Aside from presenting Home Rule and enforcement questions, the AG’s suit has highlighted a problem with the Act that many municipalities had identified in the lead-up to the deadline for compliance. According to in-depth WGBH reporting, many municipalities simply do not have the water and sewer infrastructure to serve the number of new housing units allowed by the required zoning change. To make matters even more challenging, the reporting reveals that many of those municipalities do not have the budget or any idea how they would raise the funds to build the new infrastructure.
According to a MassLive media report, at least one Wrentham Select Board Member has objected to the requirements of the Act as an “unfunded mandate.” A term that is not often thrown around, an unfunded mandate is a new requirement imposed on municipalities that require the expenditure of municipal funds without supporting funding from the state. Under the local mandates provision of Proposition 2 ½, municipalities are exempt from complying with unfunded mandates. However, there are multiple exceptions to the exemption, such as state mandates that only impose indirect costs and mandates that the legislature imposes as a condition of receiving state aid. It remains to be seen whether the Town will defend the AG’s suit on this basis or if it will succeed.
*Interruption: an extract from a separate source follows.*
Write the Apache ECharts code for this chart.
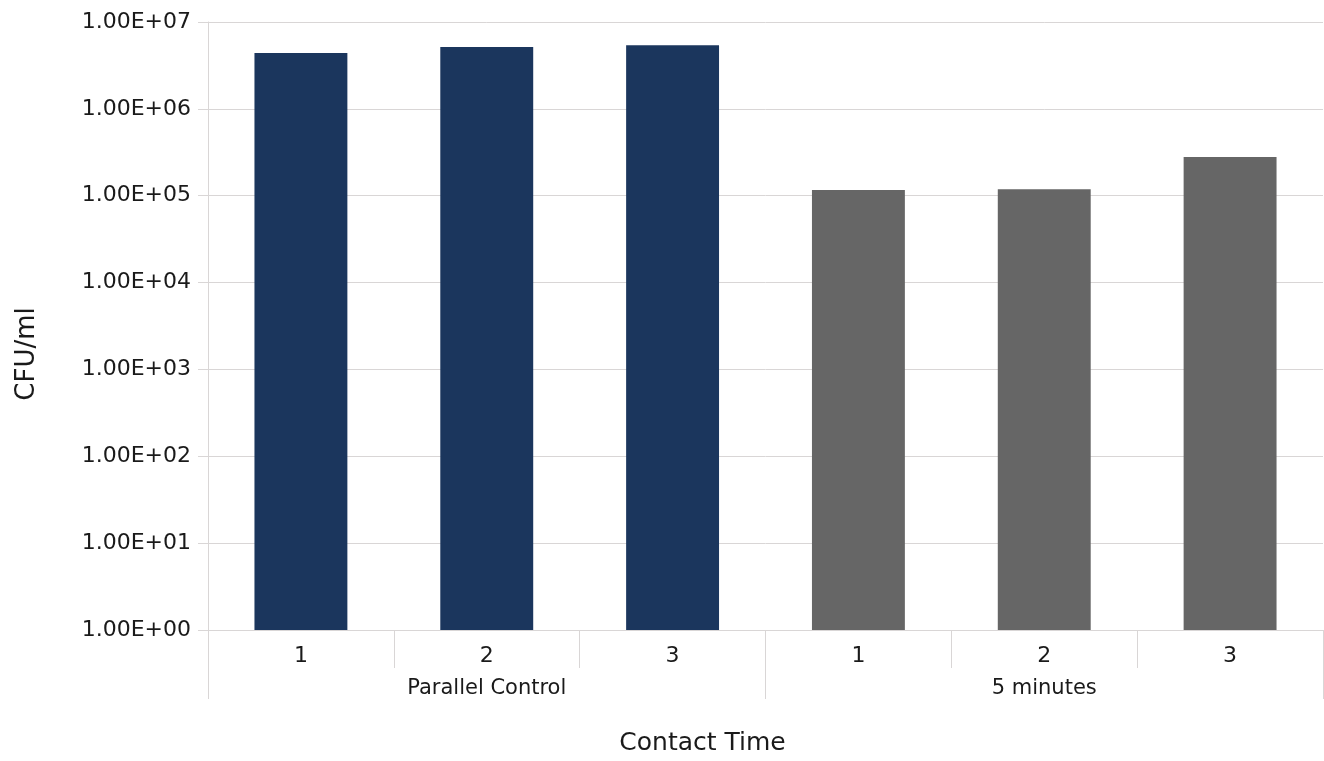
<!DOCTYPE html>
<html lang="en">

<head>
    <meta charset="UTF-8">
    <title>CFU/ml by Contact Time</title>
    <style>
        * {
            padding: 0;
            margin: 0;
        }
    </style>
    <script type="text/javascript" src="https://cdn.jsdelivr.net/npm/echarts@6/dist/echarts.min.js"></script>
</head>

<body>
    <div id="main" style="width: 1324px;height:761px;"></div>
    <script type="text/javascript">
    // data
    var replicates = ['1', '2', '3', '1', '2', '3'];
    var groups = ['Parallel Control', '5 minutes'];
    var groupOfBar = [0, 0, 0, 1, 1, 1];
    var cfu = [4.4e6, 5.15e6, 5.4e6, 1.16e5, 1.19e5, 2.79e5];

    var groupColors = ['#1b365d', '#666666'];
    var gridColor = '#d9d6d6';
    var font = 'DejaVu Sans';

    var myChart = echarts.init(document.getElementById('main'));

    var barData = cfu.map(function(v, i) {
        return {
            value: v,
            itemStyle: { color: groupColors[groupOfBar[i]] }
        };
    });

    // 1.00E+07 style labels
    function sciLabel(val) {
        var exp = Math.round(Math.log10(val));
        var s = exp < 10 ? '0' + exp : '' + exp;
        return '1.00E+' + s;
    }

    var option = {
        backgroundColor: '#ffffff',
        animation: false,
        grid: {
            left: 208,
            right: 1,
            top: 22,
            bottom: 131
        },
        xAxis: [{
                type: 'category',
                data: replicates,
                position: 'bottom',
                axisLine: { show: true, lineStyle: { color: gridColor, width: 1 } },
                axisTick: { show: true, length: 38, lineStyle: { color: gridColor } },
                axisLabel: {
                    color: '#1a1a1a',
                    fontFamily: font,
                    fontSize: 22,
                    margin: 15
                }
            },
            {
                type: 'category',
                data: groups,
                position: 'bottom',
                offset: 0,
                axisLine: { show: false },
                axisTick: { show: true, length: 69, lineStyle: { color: gridColor } },
                axisLabel: {
                    color: '#1a1a1a',
                    fontFamily: font,
                    fontSize: 21,
                    margin: 48
                },
                name: 'Contact Time',
                nameLocation: 'middle',
                nameGap: 101,
                nameTextStyle: {
                    color: '#1a1a1a',
                    fontFamily: font,
                    fontSize: 25,
                    padding: [0, 126, 0, 0]
                }
            }
        ],
        yAxis: {
            type: 'log',
            logBase: 10,
            min: 1,
            max: 1e7,
            name: 'CFU/ml',
            nameLocation: 'middle',
            nameGap: 168,
            nameTextStyle: {
                color: '#1a1a1a',
                fontFamily: font,
                fontSize: 26,
                padding: [0, 56, 0, 0]
            },
            axisLine: { show: true, lineStyle: { color: gridColor } },
            axisTick: { show: true, length: 10, lineStyle: { color: gridColor } },
            splitLine: { show: true, lineStyle: { color: gridColor, width: 1 } },
            axisLabel: {
                color: '#1a1a1a',
                fontFamily: font,
                fontSize: 22,
                margin: 17,
                formatter: sciLabel
            }
        },
        series: [{
            name: 'CFU/ml',
            type: 'bar',
            xAxisIndex: 0,
            barWidth: '50%',
            data: barData
        }]
    };

    myChart.setOption(option);
    </script>
</body>

</html>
The suit highlights the many potential barriers to any single solution to the housing crisis. As AG Campbell’s Complaint and Brief eloquently spell out, past legislative attempts to stimulate housing have fizzled, resulting in the passage of the MBTA Communities Act, a blunt instrument. Hopefully, the renewed attention to the housing crisis will result in an accommodation that suits all parties and provides much-needed housing.